34 States Shut out of Organic Farm Program by Congress and White HouseJanuary 25th, 2013
On Thursday, USDA published a notice in the Federal Register reminding the 16 states eligible for the Agricultural Management Assistance (AMA) program to submit their application by February 7 for federal assistance in order to be able to provide cost-share assistance to their certified organic farmers. Those 16 states – the 12 Northeast states plus HI, NV, UT, and WY – will divide $1.5 million among their State Departments of Agriculture. Those Departments, in turn, will provide their organic farmers with up to $750 (not to exceed 75% of a producer’s certification costs) between now and September 30 to offset a portion of the annual fees that organic farmers pay for being certified.
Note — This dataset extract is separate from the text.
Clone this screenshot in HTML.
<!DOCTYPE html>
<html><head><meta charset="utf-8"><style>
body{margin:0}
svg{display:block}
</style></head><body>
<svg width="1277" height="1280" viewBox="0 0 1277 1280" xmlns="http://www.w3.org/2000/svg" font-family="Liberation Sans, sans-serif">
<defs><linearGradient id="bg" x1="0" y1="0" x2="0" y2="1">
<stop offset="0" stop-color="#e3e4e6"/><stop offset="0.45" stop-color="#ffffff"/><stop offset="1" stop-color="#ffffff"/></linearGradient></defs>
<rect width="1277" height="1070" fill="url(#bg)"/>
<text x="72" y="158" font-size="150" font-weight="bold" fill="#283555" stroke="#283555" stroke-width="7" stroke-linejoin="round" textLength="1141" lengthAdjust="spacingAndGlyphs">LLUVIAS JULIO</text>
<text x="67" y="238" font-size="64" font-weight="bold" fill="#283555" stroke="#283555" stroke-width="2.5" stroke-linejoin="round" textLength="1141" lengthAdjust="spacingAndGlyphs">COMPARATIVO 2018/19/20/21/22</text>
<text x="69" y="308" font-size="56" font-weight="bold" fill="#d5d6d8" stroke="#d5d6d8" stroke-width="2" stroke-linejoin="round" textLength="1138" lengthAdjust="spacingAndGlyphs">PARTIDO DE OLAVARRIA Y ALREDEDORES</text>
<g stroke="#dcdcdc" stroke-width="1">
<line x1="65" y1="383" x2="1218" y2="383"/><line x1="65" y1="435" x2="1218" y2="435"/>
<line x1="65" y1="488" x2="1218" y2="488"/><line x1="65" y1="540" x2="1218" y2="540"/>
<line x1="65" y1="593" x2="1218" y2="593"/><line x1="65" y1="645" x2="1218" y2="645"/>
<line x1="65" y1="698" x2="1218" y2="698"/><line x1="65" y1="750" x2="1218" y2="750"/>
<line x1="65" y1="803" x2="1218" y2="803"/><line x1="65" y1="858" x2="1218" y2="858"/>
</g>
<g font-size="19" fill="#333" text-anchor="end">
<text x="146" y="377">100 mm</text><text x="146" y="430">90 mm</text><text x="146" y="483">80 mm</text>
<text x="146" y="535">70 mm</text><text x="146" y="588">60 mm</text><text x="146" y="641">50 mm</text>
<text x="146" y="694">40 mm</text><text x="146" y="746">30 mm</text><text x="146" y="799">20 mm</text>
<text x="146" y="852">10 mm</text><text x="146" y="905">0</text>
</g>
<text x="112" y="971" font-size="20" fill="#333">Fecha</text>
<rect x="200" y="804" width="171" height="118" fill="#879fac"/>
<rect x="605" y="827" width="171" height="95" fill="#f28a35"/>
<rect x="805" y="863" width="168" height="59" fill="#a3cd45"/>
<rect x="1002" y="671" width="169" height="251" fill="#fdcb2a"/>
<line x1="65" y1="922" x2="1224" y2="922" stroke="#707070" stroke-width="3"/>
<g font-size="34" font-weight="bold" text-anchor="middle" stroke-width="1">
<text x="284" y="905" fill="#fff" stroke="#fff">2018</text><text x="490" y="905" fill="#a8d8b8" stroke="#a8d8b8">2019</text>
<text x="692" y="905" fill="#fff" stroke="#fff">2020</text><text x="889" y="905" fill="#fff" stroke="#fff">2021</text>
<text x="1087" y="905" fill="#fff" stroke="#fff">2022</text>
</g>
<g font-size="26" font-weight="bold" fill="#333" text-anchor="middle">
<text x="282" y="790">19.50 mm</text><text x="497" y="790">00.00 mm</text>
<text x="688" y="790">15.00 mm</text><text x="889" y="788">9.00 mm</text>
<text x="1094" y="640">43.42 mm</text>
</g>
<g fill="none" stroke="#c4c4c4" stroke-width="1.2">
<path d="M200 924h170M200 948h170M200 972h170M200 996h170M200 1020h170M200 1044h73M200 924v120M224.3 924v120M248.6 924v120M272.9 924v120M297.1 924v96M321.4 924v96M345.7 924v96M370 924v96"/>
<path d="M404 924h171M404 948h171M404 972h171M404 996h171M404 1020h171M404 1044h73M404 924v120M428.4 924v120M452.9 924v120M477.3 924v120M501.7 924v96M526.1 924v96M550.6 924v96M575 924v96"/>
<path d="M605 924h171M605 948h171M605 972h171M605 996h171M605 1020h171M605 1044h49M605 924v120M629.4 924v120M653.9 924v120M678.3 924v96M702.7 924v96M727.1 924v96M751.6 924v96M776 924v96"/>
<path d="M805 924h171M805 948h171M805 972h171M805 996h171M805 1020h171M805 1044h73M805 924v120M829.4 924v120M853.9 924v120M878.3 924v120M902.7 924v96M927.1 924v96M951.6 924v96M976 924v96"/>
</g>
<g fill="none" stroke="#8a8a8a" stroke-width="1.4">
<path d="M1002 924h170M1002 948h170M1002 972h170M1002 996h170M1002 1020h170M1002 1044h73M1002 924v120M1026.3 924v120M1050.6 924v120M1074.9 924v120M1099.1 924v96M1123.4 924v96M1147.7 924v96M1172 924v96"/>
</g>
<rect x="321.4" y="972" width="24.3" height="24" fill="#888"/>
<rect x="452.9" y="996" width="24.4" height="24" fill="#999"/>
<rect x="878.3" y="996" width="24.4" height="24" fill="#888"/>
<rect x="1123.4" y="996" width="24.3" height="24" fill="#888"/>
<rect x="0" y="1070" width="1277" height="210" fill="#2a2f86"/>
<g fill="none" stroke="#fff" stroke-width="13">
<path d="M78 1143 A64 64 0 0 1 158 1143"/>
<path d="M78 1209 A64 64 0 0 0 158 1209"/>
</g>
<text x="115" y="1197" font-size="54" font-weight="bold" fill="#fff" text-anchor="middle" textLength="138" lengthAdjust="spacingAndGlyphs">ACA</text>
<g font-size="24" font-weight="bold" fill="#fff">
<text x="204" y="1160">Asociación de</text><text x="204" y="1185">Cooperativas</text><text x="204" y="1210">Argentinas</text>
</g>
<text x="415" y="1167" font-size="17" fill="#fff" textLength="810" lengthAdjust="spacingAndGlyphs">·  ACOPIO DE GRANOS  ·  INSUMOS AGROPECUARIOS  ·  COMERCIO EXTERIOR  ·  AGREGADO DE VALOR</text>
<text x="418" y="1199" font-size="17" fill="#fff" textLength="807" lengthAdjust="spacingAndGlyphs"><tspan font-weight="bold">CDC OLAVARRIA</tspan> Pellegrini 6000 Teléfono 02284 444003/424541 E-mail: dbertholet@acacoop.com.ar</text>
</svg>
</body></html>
Had Congress passed a new farm bill last year on schedule, or had Congress and the White negotiated an extension of the old farm bill that actually extended all of the programs — rather than just select programs — the other 34 states would also be participating in a nationwide organic certification cost-share program.
The new farm bill approved by the Senate last year streamlined organic certification cost-share by combining the AMA program with the larger National Organic Certification Cost-Share Program. The Senate farm bill also increased the funding for the new combined program so that all certified organic farmers and handlers interested in the program could participate.
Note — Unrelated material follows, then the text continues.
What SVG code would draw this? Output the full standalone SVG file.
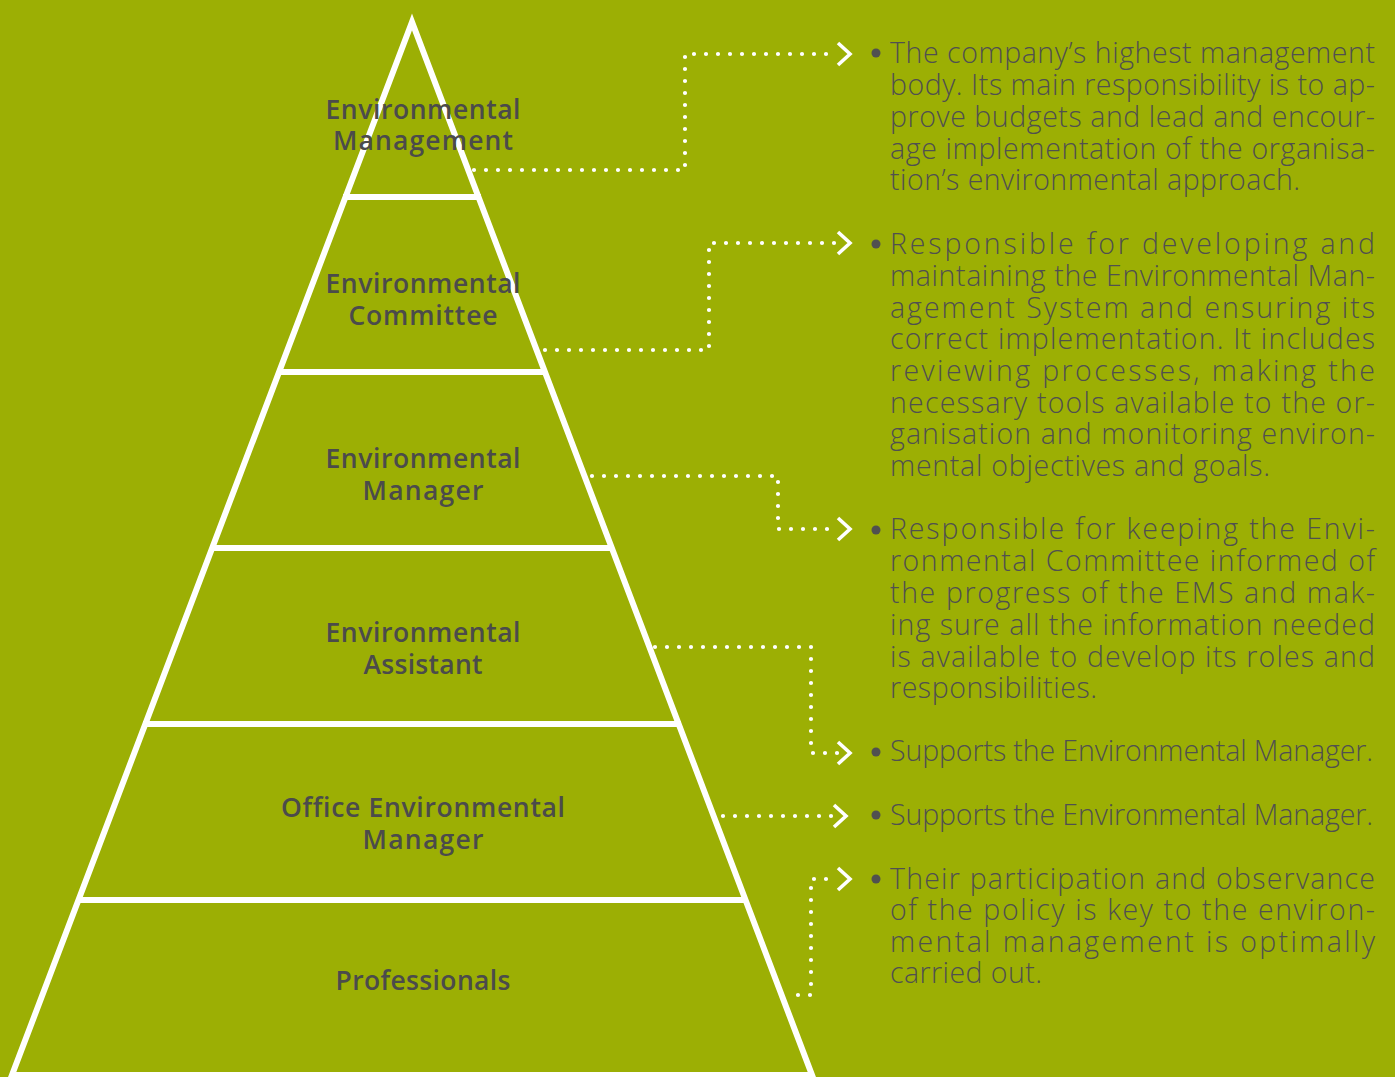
<svg xmlns="http://www.w3.org/2000/svg" width="1395" height="1077" viewBox="0 0 1395 1077">
<style>
.bg{fill:#9caf04}
.edge{fill:none;stroke:#ffffff;stroke-width:6;stroke-linejoin:miter}
.lbl{font-family:"Open Sans","Noto Sans","Liberation Sans",sans-serif;font-weight:600;font-size:26.5px;fill:#4b4b4b;text-anchor:middle;font-variant-ligatures:none}
.desc{font-family:"Open Sans","Noto Sans","Liberation Sans",sans-serif;font-weight:300;font-size:28.5px;fill:#505050;font-variant-ligatures:none}
.dot{fill:none;stroke:#ffffff;stroke-width:4.2;stroke-linecap:round;stroke-dasharray:0 12}
.chev{fill:none;stroke:#ffffff;stroke-width:3.6;stroke-linecap:butt;stroke-linejoin:miter}
.bul{fill:#505050}
</style>
<rect class="bg" x="0" y="0" width="1395" height="1077"/>
<g id="pyramid">
<polygon class="edge" points="412,22 12,1075 812,1075"/>
<line class="edge" x1="343" y1="197" x2="481" y2="197"/>
<line class="edge" x1="277" y1="372" x2="547" y2="372"/>
<line class="edge" x1="210" y1="548" x2="614" y2="548"/>
<line class="edge" x1="143" y1="724" x2="681" y2="724"/>
<line class="edge" x1="77" y1="900" x2="747" y2="900"/>
</g>
<g id="tier-environmental-management">
<text class="lbl" x="423" y="119" textLength="195" lengthAdjust="spacing">Environmental</text>
<text class="lbl" x="423" y="150" textLength="180" lengthAdjust="spacing">Management</text>
</g>
<g id="tier-environmental-committee">
<text class="lbl" x="423" y="293" textLength="195" lengthAdjust="spacing">Environmental</text>
<text class="lbl" x="423" y="325" textLength="149" lengthAdjust="spacing">Committee</text>
</g>
<g id="tier-environmental-manager">
<text class="lbl" x="423" y="468" textLength="195" lengthAdjust="spacing">Environmental</text>
<text class="lbl" x="423" y="500" textLength="121" lengthAdjust="spacing">Manager</text>
</g>
<g id="tier-environmental-assistant">
<text class="lbl" x="423" y="642" textLength="195" lengthAdjust="spacing">Environmental</text>
<text class="lbl" x="423" y="674" textLength="119" lengthAdjust="spacing">Assistant</text>
</g>
<g id="tier-office-environmental-manager">
<text class="lbl" x="423" y="817" textLength="284" lengthAdjust="spacing">Office Environmental</text>
<text class="lbl" x="423" y="849" textLength="121" lengthAdjust="spacing">Manager</text>
</g>
<g id="tier-professionals">
<text class="lbl" x="423" y="990" textLength="175" lengthAdjust="spacing">Professionals</text>
</g>
<g id="connectors">
<polyline class="dot" points="474,170 685,170 685,54 838,54"/>
<polyline class="chev" points="838,43 850,54 838,65"/>
<polyline class="dot" points="545,350 709,350 709,243 838,243"/>
<polyline class="chev" points="838,232 850,243 838,254"/>
<polyline class="dot" points="592,476 778,476 778,529 838,529"/>
<polyline class="chev" points="838,518 850,529 838,540"/>
<polyline class="dot" points="655,647 811,647 811,753 838,753"/>
<polyline class="chev" points="838,742 850,753 838,764"/>
<polyline class="dot" points="723,816 834,816"/>
<polyline class="chev" points="834,805 846,816 834,827"/>
<polyline class="dot" points="798,995 811,995 811,879 838,879"/>
<polyline class="chev" points="838,868 850,879 838,890"/>
</g>
<g id="desc-management">
<circle class="bul" cx="876" cy="53" r="4.5"/>
<text class="desc">
<tspan x="890" y="63" textLength="485" lengthAdjust="spacing">The company’s highest management</tspan>
<tspan x="890" y="95" textLength="485" lengthAdjust="spacing">body. Its main responsibility is to ap-</tspan>
<tspan x="890" y="127" textLength="485" lengthAdjust="spacing">prove budgets and lead and encour-</tspan>
<tspan x="890" y="159" textLength="485" lengthAdjust="spacing">age implementation of the organisa-</tspan>
<tspan x="890" y="190" textLength="410" lengthAdjust="spacing">tion’s environmental approach.</tspan>
</text>
</g>
<g id="desc-committee">
<circle class="bul" cx="876" cy="244" r="4.5"/>
<text class="desc">
<tspan x="890" y="254" textLength="485" lengthAdjust="spacing">Responsible for developing and</tspan>
<tspan x="890" y="286" textLength="485" lengthAdjust="spacing">maintaining the Environmental Man-</tspan>
<tspan x="890" y="318" textLength="485" lengthAdjust="spacing">agement System and ensuring its</tspan>
<tspan x="890" y="349" textLength="485" lengthAdjust="spacing">correct implementation. It includes</tspan>
<tspan x="890" y="381" textLength="485" lengthAdjust="spacing">reviewing processes, making the</tspan>
<tspan x="890" y="413" textLength="485" lengthAdjust="spacing">necessary tools available to the or-</tspan>
<tspan x="890" y="444" textLength="485" lengthAdjust="spacing">ganisation and monitoring environ-</tspan>
<tspan x="890" y="476" textLength="380" lengthAdjust="spacing">mental objectives and goals.</tspan>
</text>
</g>
<g id="desc-manager">
<circle class="bul" cx="876" cy="530" r="4.5"/>
<text class="desc">
<tspan x="890" y="539" textLength="485" lengthAdjust="spacing">Responsible for keeping the Envi-</tspan>
<tspan x="890" y="571" textLength="485" lengthAdjust="spacing">ronmental Committee informed of</tspan>
<tspan x="890" y="603" textLength="485" lengthAdjust="spacing">the progress of the EMS and mak-</tspan>
<tspan x="890" y="635" textLength="485" lengthAdjust="spacing">ing sure all the information needed</tspan>
<tspan x="890" y="667" textLength="485" lengthAdjust="spacing">is available to develop its roles and</tspan>
<tspan x="890" y="698" textLength="207" lengthAdjust="spacing">responsibilities.</tspan>
</text>
</g>
<g id="desc-assistant">
<circle class="bul" cx="876" cy="752" r="4.5"/>
<text class="desc" x="890" y="761" textLength="483" lengthAdjust="spacing">Supports the Environmental Manager.</text>
</g>
<g id="desc-office-manager">
<circle class="bul" cx="876" cy="815" r="4.5"/>
<text class="desc" x="890" y="825" textLength="483" lengthAdjust="spacing">Supports the Environmental Manager.</text>
</g>
<g id="desc-professionals">
<circle class="bul" cx="876" cy="879" r="4.5"/>
<text class="desc">
<tspan x="890" y="889" textLength="485" lengthAdjust="spacing">Their participation and observance</tspan>
<tspan x="890" y="920" textLength="485" lengthAdjust="spacing">of the policy is key to the environ-</tspan>
<tspan x="890" y="952" textLength="485" lengthAdjust="spacing">mental management is optimally</tspan>
<tspan x="890" y="983" textLength="152" lengthAdjust="spacing">carried out.</tspan>
</text>
</g>
</svg>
Along with programs for beginning and minority farmers, rural jobs, renewable energy, local food, and specialty crop research, organic programs like certification cost-share were thrown overboard in the final “fiscal cliff” negotiations between the White House and Senate Minority Leader Mitch McConnell (R-KY). As of now, those programs do not exist for 2013 and there is no clear path for getting them back on track.
There would be obvious opportunity to restore farm bill funding for those programs, however, when Congress deals with the scheduled automatic budget cuts (officially known as sequestration) by or before the end of February. Whether the Agriculture Committees will make an effort to use that upcoming opportunity to extend the programs left out of the selective farm bill extension measure approved as part of the fiscal cliff bill on New Year’s Day remains to be seen.
In the meantime, farmers in the 34 states not eligible for the AMA program are out of luck. Thankfully, at least the farmers in the lucky 16 states will be able to receive cost-share assistance once their State Departments of Agriculture respond to the new Federal Register notice and thereby receive their allocation of federal funds.